**CHALLENGE**. Print again only this span: the line with "Write the seaborn", the line with "ax0.plot([base_l, base_r], [base_y", and all lines between them, exactly as given.

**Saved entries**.
## begin

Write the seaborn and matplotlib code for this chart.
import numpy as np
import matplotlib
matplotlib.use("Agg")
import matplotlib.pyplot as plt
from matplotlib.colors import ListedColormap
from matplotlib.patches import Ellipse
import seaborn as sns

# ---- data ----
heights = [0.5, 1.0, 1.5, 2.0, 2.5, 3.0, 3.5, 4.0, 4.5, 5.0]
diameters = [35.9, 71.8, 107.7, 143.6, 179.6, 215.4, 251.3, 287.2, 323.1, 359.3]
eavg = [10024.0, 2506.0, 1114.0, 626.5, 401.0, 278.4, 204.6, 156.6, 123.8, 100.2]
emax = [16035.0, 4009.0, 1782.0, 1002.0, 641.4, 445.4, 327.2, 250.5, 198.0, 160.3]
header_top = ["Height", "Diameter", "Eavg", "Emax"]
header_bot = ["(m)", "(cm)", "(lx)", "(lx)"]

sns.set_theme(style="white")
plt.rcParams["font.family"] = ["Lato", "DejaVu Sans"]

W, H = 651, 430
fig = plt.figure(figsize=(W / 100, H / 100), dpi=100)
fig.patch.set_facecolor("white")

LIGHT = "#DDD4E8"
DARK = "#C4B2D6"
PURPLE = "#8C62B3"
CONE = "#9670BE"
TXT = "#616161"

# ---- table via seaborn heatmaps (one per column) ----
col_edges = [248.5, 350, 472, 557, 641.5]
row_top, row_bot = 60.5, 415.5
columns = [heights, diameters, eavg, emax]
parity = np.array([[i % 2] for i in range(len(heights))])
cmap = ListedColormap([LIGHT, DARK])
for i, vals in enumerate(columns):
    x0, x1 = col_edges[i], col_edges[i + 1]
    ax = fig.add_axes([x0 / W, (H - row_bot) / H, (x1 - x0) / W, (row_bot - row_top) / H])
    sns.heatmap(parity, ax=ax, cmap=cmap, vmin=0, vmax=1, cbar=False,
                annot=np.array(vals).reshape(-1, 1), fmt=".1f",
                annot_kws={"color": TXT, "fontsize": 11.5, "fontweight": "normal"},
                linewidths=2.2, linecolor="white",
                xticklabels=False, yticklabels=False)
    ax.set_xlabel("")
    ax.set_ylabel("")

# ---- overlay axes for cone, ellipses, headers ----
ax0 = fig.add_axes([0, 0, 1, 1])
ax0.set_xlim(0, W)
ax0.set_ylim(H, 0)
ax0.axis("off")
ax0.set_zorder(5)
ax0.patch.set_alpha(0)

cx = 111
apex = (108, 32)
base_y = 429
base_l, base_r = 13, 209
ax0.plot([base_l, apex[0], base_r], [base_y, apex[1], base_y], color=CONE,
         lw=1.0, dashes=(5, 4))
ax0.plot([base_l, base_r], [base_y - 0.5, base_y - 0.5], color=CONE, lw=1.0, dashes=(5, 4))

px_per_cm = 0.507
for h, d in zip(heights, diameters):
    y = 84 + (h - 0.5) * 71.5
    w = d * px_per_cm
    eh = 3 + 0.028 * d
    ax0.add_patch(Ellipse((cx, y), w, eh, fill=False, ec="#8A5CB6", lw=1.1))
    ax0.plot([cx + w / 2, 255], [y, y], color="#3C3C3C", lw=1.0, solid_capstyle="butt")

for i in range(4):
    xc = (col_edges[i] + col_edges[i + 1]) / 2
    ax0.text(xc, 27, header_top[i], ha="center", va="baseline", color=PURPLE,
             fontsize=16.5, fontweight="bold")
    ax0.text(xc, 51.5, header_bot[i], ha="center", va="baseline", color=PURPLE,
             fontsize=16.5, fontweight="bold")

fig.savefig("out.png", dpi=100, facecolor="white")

## end
## begin

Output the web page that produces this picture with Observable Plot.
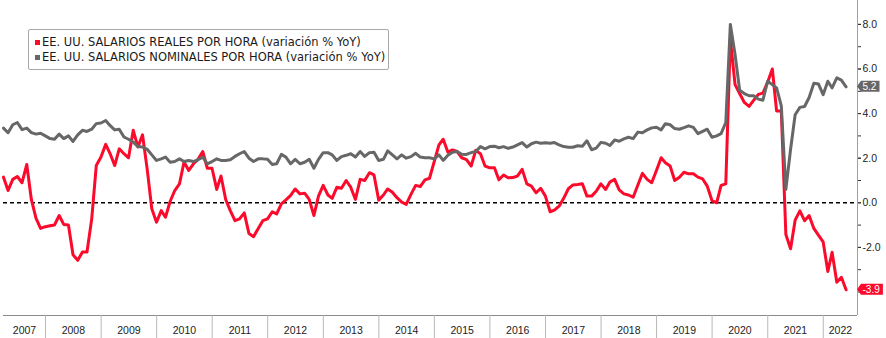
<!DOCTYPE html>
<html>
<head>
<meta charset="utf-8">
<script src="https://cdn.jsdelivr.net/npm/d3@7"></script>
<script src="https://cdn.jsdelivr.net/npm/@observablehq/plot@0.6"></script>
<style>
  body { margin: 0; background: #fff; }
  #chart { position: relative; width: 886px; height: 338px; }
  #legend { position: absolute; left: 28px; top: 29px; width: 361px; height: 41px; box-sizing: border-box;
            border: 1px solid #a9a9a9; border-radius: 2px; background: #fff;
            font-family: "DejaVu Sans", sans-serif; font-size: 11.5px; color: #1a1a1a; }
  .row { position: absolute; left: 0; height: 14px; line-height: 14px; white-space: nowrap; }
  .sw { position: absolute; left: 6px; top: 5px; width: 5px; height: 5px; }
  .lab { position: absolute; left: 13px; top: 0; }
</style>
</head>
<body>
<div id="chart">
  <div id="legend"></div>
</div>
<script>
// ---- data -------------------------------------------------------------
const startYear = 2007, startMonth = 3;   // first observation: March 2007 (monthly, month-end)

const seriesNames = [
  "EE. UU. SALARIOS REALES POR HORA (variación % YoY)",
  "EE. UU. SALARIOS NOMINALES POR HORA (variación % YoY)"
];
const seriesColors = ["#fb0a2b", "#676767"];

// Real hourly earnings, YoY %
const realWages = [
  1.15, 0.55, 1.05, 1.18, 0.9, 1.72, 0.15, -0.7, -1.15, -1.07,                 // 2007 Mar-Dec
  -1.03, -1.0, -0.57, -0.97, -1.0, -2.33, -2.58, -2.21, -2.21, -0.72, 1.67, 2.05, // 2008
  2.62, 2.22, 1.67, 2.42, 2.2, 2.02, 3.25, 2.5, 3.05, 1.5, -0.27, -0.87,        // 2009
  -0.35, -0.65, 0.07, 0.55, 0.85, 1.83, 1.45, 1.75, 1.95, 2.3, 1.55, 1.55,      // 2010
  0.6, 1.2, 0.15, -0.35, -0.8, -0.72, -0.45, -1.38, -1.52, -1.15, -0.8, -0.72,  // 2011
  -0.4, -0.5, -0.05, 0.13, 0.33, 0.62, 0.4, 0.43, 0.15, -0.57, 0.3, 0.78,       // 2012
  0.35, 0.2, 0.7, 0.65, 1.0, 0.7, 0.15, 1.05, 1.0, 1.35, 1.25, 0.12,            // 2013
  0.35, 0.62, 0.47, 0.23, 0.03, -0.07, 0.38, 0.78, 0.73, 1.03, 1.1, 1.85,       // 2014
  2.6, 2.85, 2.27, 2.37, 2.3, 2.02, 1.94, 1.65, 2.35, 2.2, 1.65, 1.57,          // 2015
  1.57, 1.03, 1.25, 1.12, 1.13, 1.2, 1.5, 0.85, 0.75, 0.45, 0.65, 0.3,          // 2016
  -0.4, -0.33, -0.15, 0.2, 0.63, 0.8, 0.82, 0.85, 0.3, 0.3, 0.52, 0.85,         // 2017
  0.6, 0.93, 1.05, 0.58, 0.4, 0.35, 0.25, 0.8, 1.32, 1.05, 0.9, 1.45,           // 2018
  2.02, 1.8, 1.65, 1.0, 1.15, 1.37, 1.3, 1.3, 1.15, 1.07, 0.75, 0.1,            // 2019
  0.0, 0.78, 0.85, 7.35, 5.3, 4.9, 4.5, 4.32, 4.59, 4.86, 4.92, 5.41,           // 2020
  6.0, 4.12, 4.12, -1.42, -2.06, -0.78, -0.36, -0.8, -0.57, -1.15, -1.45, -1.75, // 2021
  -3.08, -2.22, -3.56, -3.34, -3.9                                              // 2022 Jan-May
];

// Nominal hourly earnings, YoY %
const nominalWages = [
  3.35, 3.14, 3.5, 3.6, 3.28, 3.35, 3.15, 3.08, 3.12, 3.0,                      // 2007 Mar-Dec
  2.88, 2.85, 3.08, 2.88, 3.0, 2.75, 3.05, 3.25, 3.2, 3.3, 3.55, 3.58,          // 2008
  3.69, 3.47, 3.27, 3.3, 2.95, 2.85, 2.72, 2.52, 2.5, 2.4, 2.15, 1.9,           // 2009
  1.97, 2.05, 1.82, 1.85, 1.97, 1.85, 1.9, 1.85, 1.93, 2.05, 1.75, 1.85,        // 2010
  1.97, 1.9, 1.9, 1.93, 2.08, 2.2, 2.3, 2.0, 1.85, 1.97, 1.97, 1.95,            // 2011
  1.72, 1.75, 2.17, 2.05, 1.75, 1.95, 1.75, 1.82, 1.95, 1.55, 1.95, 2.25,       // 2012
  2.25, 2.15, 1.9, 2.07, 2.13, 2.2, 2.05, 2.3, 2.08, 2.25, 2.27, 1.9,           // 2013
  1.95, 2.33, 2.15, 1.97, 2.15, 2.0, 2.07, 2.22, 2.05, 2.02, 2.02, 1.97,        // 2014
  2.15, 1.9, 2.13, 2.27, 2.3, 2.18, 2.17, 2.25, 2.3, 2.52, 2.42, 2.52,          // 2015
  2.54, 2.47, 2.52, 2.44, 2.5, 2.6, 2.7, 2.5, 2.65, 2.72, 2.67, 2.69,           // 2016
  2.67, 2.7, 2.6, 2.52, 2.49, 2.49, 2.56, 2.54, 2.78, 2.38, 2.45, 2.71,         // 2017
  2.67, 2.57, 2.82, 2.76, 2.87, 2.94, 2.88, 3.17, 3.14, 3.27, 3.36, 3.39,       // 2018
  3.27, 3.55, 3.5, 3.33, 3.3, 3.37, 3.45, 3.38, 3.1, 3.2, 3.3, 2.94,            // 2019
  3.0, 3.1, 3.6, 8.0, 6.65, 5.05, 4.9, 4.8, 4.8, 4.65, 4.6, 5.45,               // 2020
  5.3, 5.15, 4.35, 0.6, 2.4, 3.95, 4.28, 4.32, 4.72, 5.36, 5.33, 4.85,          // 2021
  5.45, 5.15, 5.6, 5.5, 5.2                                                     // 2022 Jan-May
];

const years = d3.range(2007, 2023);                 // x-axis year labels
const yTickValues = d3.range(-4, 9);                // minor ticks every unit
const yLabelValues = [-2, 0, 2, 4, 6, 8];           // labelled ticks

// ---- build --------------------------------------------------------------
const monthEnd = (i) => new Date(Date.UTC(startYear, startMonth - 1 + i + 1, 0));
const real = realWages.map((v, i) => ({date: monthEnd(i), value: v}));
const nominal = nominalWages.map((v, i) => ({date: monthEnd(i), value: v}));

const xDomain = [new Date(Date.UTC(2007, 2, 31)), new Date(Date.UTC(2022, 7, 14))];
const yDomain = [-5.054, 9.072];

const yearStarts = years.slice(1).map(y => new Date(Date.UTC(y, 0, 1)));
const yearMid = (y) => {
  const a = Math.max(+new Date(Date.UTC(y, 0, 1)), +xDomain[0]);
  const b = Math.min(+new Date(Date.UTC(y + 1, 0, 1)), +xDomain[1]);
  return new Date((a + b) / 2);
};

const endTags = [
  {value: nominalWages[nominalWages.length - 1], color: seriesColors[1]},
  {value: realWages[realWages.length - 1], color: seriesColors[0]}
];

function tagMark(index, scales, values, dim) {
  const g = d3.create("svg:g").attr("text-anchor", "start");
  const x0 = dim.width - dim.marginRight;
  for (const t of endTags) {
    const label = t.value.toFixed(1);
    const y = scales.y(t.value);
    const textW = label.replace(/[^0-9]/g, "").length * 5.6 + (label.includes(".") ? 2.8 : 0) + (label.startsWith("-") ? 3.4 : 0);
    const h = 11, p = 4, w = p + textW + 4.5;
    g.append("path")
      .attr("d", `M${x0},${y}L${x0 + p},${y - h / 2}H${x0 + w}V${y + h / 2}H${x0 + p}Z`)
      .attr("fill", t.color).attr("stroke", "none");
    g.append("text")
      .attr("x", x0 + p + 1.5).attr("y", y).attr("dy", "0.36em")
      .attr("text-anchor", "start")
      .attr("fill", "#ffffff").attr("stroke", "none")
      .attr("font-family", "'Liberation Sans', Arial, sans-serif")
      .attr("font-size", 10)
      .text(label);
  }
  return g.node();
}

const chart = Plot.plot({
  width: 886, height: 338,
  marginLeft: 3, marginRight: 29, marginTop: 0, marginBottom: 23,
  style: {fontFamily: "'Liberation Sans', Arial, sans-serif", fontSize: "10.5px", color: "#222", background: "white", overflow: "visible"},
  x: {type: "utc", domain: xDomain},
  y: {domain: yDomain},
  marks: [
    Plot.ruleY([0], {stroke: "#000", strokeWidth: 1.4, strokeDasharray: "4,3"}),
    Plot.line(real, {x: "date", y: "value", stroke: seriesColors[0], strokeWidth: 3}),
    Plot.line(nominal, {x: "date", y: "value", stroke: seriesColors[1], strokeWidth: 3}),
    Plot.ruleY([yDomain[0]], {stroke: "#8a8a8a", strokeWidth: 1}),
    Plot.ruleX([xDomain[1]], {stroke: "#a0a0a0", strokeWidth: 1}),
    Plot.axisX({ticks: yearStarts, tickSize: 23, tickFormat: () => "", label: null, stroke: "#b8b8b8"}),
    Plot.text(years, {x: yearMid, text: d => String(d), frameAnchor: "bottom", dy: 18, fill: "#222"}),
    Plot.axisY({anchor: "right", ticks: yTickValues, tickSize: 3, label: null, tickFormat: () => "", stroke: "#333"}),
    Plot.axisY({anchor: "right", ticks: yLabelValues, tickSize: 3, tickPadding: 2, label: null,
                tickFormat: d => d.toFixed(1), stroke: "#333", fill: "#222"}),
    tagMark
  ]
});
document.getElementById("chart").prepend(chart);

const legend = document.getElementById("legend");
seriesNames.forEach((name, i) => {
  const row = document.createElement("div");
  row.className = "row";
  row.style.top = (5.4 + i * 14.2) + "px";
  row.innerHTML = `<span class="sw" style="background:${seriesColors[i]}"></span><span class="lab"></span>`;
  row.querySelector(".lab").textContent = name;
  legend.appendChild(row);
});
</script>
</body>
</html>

## end

**FINAL ANSWER**.
Write the seaborn and matplotlib code for this chart.
import numpy as np
import matplotlib
matplotlib.use("Agg")
import matplotlib.pyplot as plt
from matplotlib.colors import ListedColormap
from matplotlib.patches import Ellipse
import seaborn as sns

# ---- data ----
heights = [0.5, 1.0, 1.5, 2.0, 2.5, 3.0, 3.5, 4.0, 4.5, 5.0]
diameters = [35.9, 71.8, 107.7, 143.6, 179.6, 215.4, 251.3, 287.2, 323.1, 359.3]
eavg = [10024.0, 2506.0, 1114.0, 626.5, 401.0, 278.4, 204.6, 156.6, 123.8, 100.2]
emax = [16035.0, 4009.0, 1782.0, 1002.0, 641.4, 445.4, 327.2, 250.5, 198.0, 160.3]
header_top = ["Height", "Diameter", "Eavg", "Emax"]
header_bot = ["(m)", "(cm)", "(lx)", "(lx)"]

sns.set_theme(style="white")
plt.rcParams["font.family"] = ["Lato", "DejaVu Sans"]

W, H = 651, 430
fig = plt.figure(figsize=(W / 100, H / 100), dpi=100)
fig.patch.set_facecolor("white")

LIGHT = "#DDD4E8"
DARK = "#C4B2D6"
PURPLE = "#8C62B3"
CONE = "#9670BE"
TXT = "#616161"

# ---- table via seaborn heatmaps (one per column) ----
col_edges = [248.5, 350, 472, 557, 641.5]
row_top, row_bot = 60.5, 415.5
columns = [heights, diameters, eavg, emax]
parity = np.array([[i % 2] for i in range(len(heights))])
cmap = ListedColormap([LIGHT, DARK])
for i, vals in enumerate(columns):
    x0, x1 = col_edges[i], col_edges[i + 1]
    ax = fig.add_axes([x0 / W, (H - row_bot) / H, (x1 - x0) / W, (row_bot - row_top) / H])
    sns.heatmap(parity, ax=ax, cmap=cmap, vmin=0, vmax=1, cbar=False,
                annot=np.array(vals).reshape(-1, 1), fmt=".1f",
                annot_kws={"color": TXT, "fontsize": 11.5, "fontweight": "normal"},
                linewidths=2.2, linecolor="white",
                xticklabels=False, yticklabels=False)
    ax.set_xlabel("")
    ax.set_ylabel("")

# ---- overlay axes for cone, ellipses, headers ----
ax0 = fig.add_axes([0, 0, 1, 1])
ax0.set_xlim(0, W)
ax0.set_ylim(H, 0)
ax0.axis("off")
ax0.set_zorder(5)
ax0.patch.set_alpha(0)

cx = 111
apex = (108, 32)
base_y = 429
base_l, base_r = 13, 209
ax0.plot([base_l, apex[0], base_r], [base_y, apex[1], base_y], color=CONE,
         lw=1.0, dashes=(5, 4))
ax0.plot([base_l, base_r], [base_y - 0.5, base_y - 0.5], color=CONE, lw=1.0, dashes=(5, 4))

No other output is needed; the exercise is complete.